= Elizabeth J. Somers =

Elizabeth J. Somers (November 5, 1837 – June 8, 1924) was an American educator. She founded the Mount Vernon Seminary in Washington, D.C. in 1875.

== Early life, education, and teaching career ==
Elizabeth Somers was born Elizabeth Jane ("Jennie") Eddy on November 5, 1837, in Richland Township, Indiana. Elizabeth attended Ohio Wesleyan Female College and graduated in 1855 with the degree of Mistress of English Literature. After graduating, Elizabeth accepted a position at Northwestern Female College in Evanston, Illinois. She left Evanston in 1859 for a position at Pittsburgh Female Seminary where she worked for two years. She then worked in Centerville, Indiana from 1862 to 1863.
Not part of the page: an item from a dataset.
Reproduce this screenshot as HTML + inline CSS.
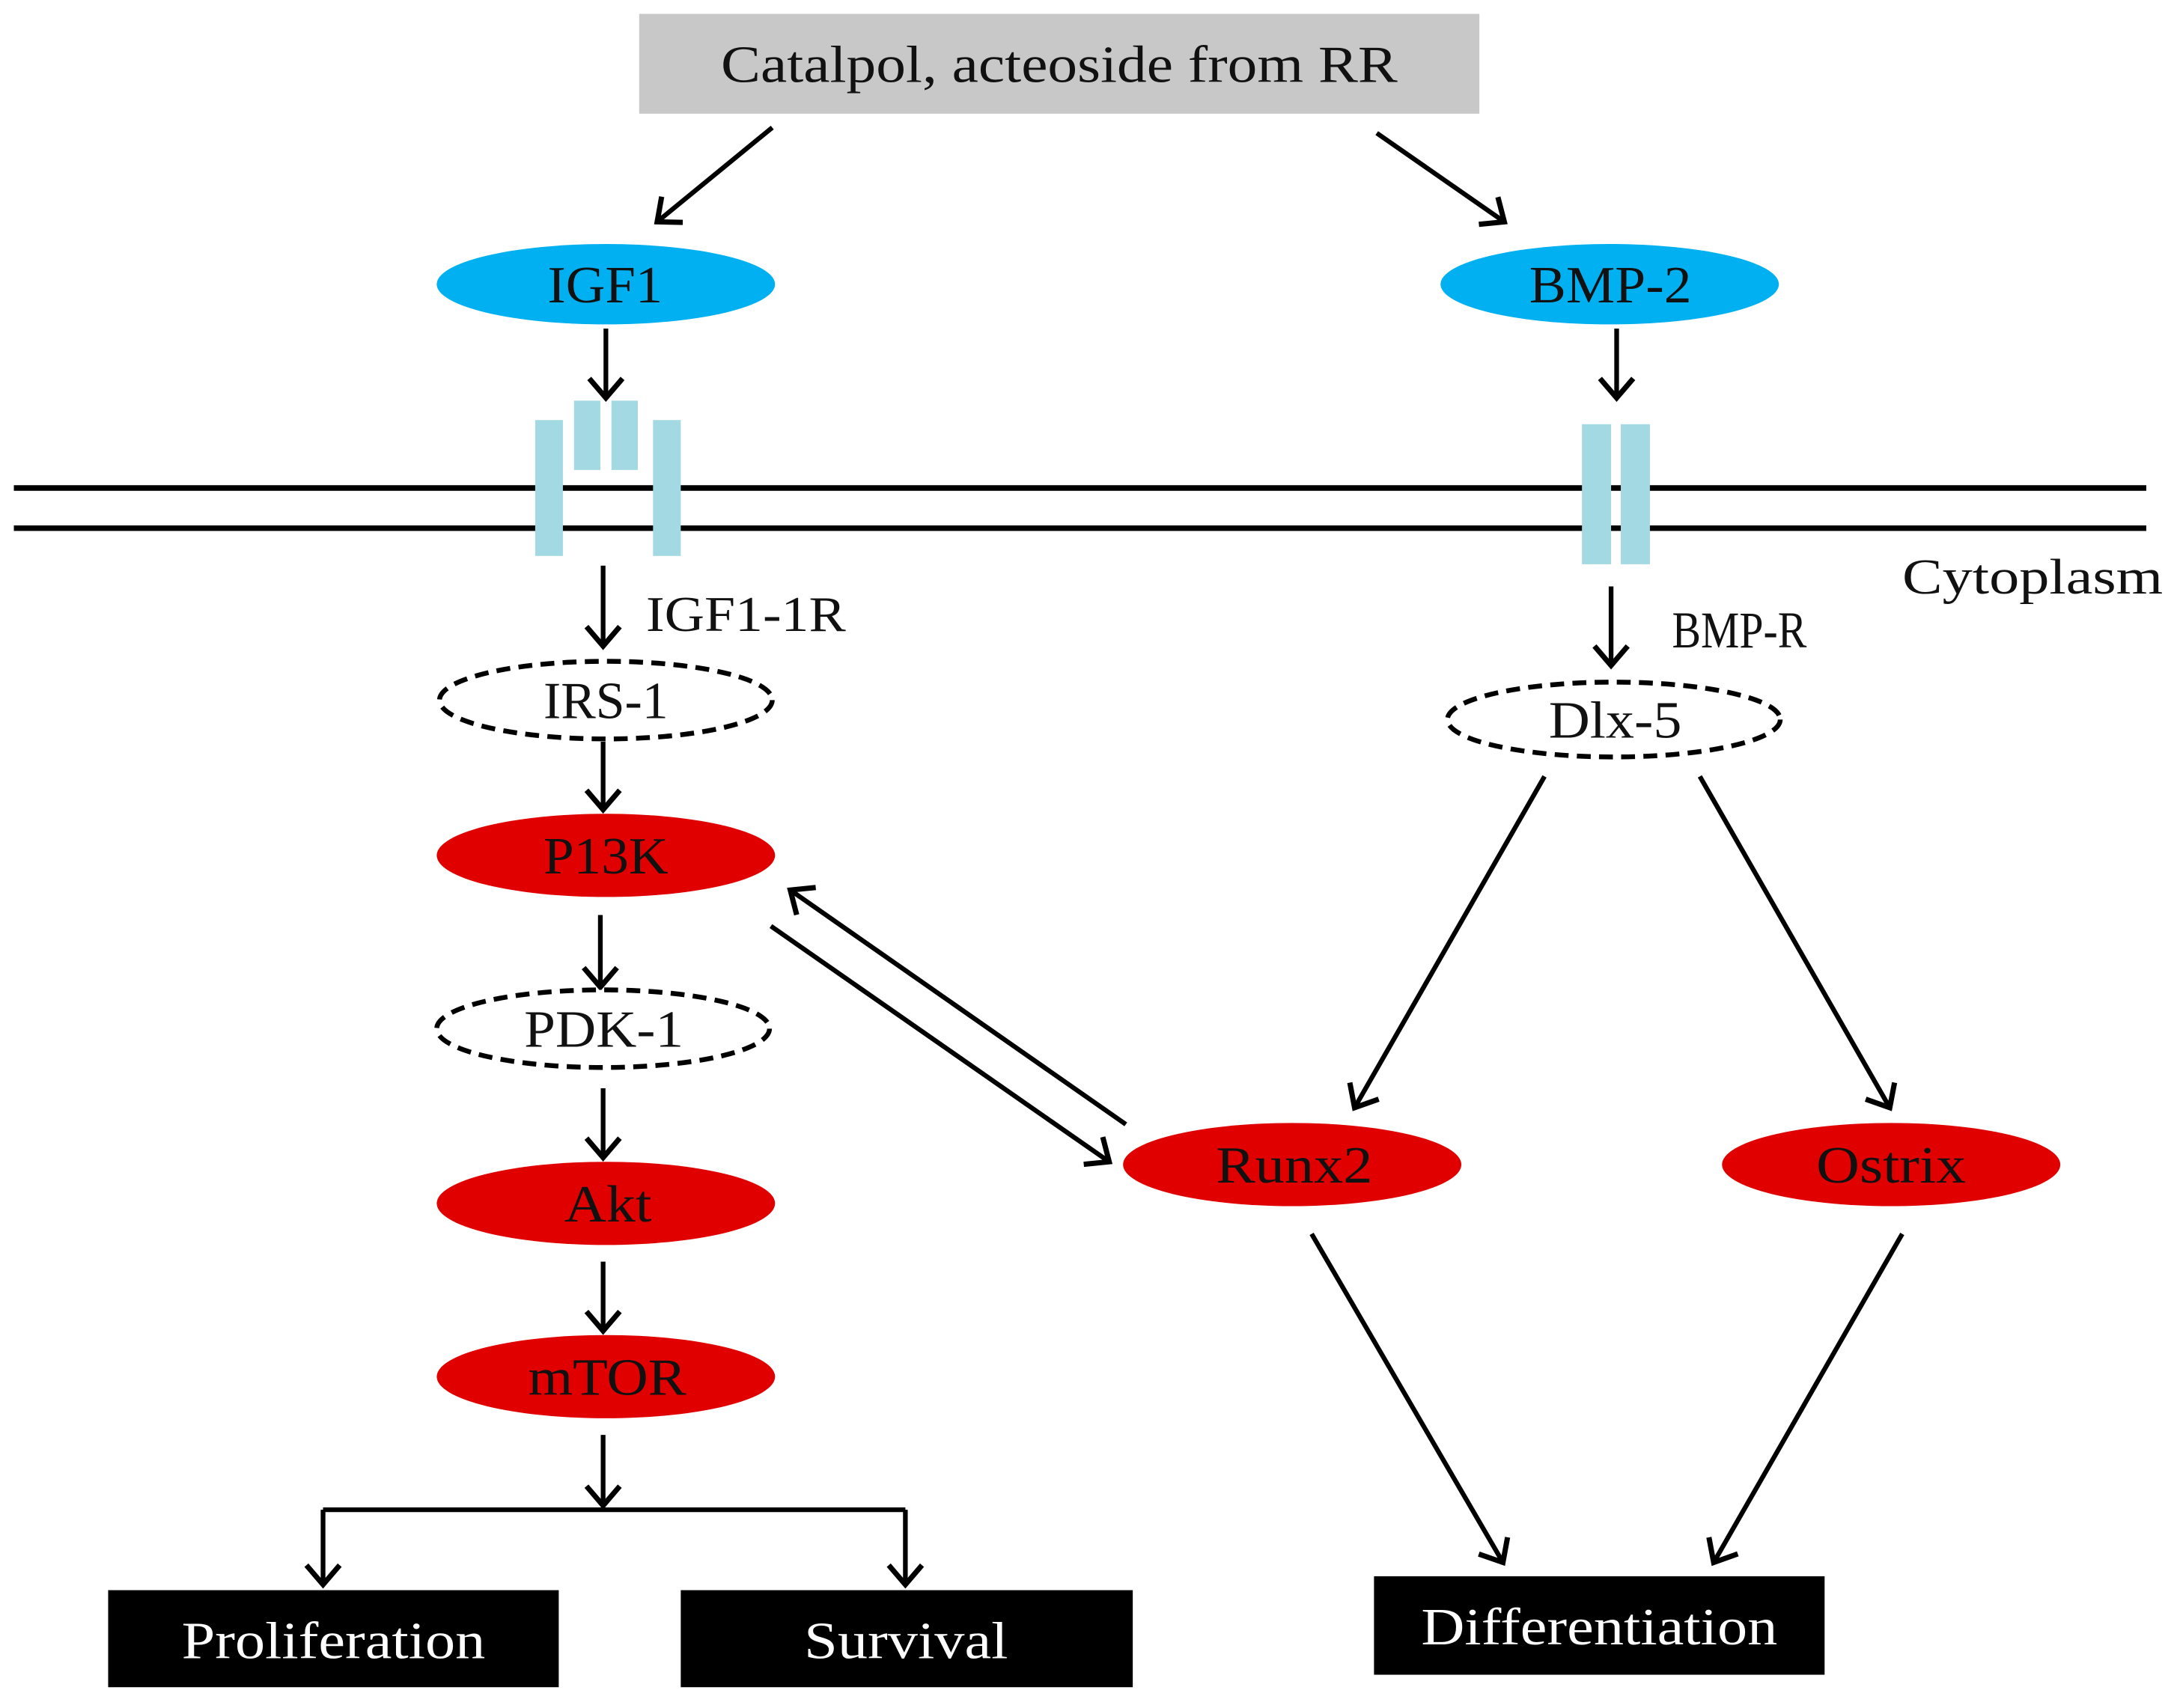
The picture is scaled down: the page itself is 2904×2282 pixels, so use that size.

Elizabeth married James W. Somers, a lawyer, in early 1863 and left a teaching position in Centerville to move to Washington, D.C. Somers continued her career teaching mathematics at a day school and bible classes at the Metropolitan Methodist Church. In 1868, Somers' accepted Judge Dennis Nelson Cooley's three young daughters as her first students in her home on 204 F. Street, NW in Washington, D.C. She began teaching boys and girls but by 1870 only offered instruction to young women.

== Mount Vernon Seminary ==
In 1875, Somers opened the Mount Vernon Seminary with a rigorous curriculum for girls as well as young women preparing for college. At the time, Somers offered the only higher education institution for women in Washington, D.C. Mount Vernon Seminary quickly earned an esteemed reputation for the refined academic and social education of young women in Washington, D.C. Mount Vernon first attracted prominent Washington officials' daughters but soon also many young women from around the world.

Elizabeth Somers' school was named Mount Vernon Seminary in honor of her late brother, Thomas Mears Eddy, a respected Methodist minister, who helped found the Mount Vernon Place Methodist Church in Baltimore, Maryland, in 1872. In 1880, Somers moved the school from 201 F Street, NW to 1100 M Street, NW to meet the demands of increasing enrollment. The school remained at 1100 M Street until 1917 and underwent numerous physical expansions as it accepted more students. Mrs. Somers would later move the school again to Nebraska Avenue in 1917. In 1927, Mount Vernon Seminary included a Junior College and by 1969 was known as Mount Vernon Junior College. The school became an accredited four-year college in 1976. Mount Vernon College for Women relocated a couple of times thereafter until it merged with The George Washington University in 1999. It is now known as the Mount Vernon Campus of The George Washington University.

== Legacy ==
Elizabeth J. Somers died in Washington on June 8, 1924, and was buried in Indianapolis, Indiana.

In 1945, Somers Hall was built on Mount Vernon Campus and now houses the women of the selective Elizabeth Somers Women's Leadership Program at the George Washington University. The Leadership Program was established for freshman undergraduate women of The George Washington University to continue Somers' vision of excellence and leadership of women.

A collection of papers and memorabilia related to Somers is maintained by the Special Collections Research Center of The George Washington University. The collection includes correspondence, photographs, financial records, and textiles. In addition to information on Somers, the collection also includes historical information on Mount Vernon Seminary.